Les business-schools africaines ont un rôle à jouer dans le développement des économies de leurs pays. Leurs missions doivent le montrer et ne surtout pas être du « copier-coller » de missions de b-schools de pays de l’OCDE

·         Développer l’entrepreneuriat.

La multitude des commerces et activités informels montre tout le dynamisme et l’inventivité des populations. Comment faire passer ces petits commerces à un stade plus pérenne, offrir aux entrepreneurs les outils de leur développement local et international ?

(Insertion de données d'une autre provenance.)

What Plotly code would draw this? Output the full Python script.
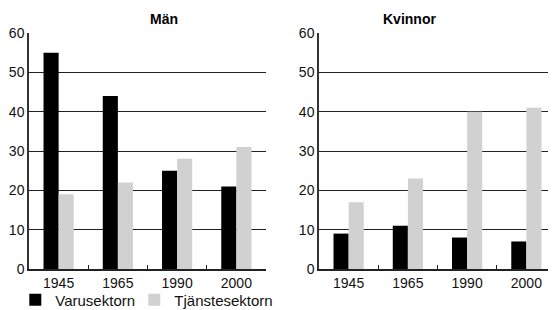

Là encore, à eux d’inventer leur propre modèle, d’africaniser les contenus pédagogiques, les études de cas, les recherches pour alimenter la réflexion.

Comment transformer, créer et développer de nouvelles économies ? Je pense, en particulier, aux thématiques de la santé, du développement durable, de l’énergie adaptées à leurs besoins. Également à la puissance de business développés via Internet sans limitation géographique et requérant des investissements relativement limités.

Tout comme l’école du futur a une excellent terrain d’expérimentation en Afrique, l’entreprise du futur inventera ses propres modèles.

On parle de nouvelles classes moyennes africaines. Elles seront le pilier du développement et l’Enseignement supérieur doit y jouer un rôle essentiel. N’oublions pas non plus, notre ancrage dans la partie francophone. Nous avons une carte à jouer, une influence à développer (voir mon post, « Bascules et mutations »). Nous sommes attendus alors que nous vivons la Semaine de la langue française… D’autres Afrique(s) lusophone et anglo-saxonne se tournent vers d’autres horizons. Ne perdons pas cette chance. En 2050, 85% des Francophones seront en Afrique selon l’organisation internationale de la Francophonie (OIF) !

Grenoble Ecole de Management a choisi un modèle basé sur la coopération, les alliances et le mentoring. Nous avons un partenariat stratégique avec l’ESCA Casablanca pour rayonner ensemble sur le continent et favoriser un développement économique porté par de nouvelles élites made in Africa.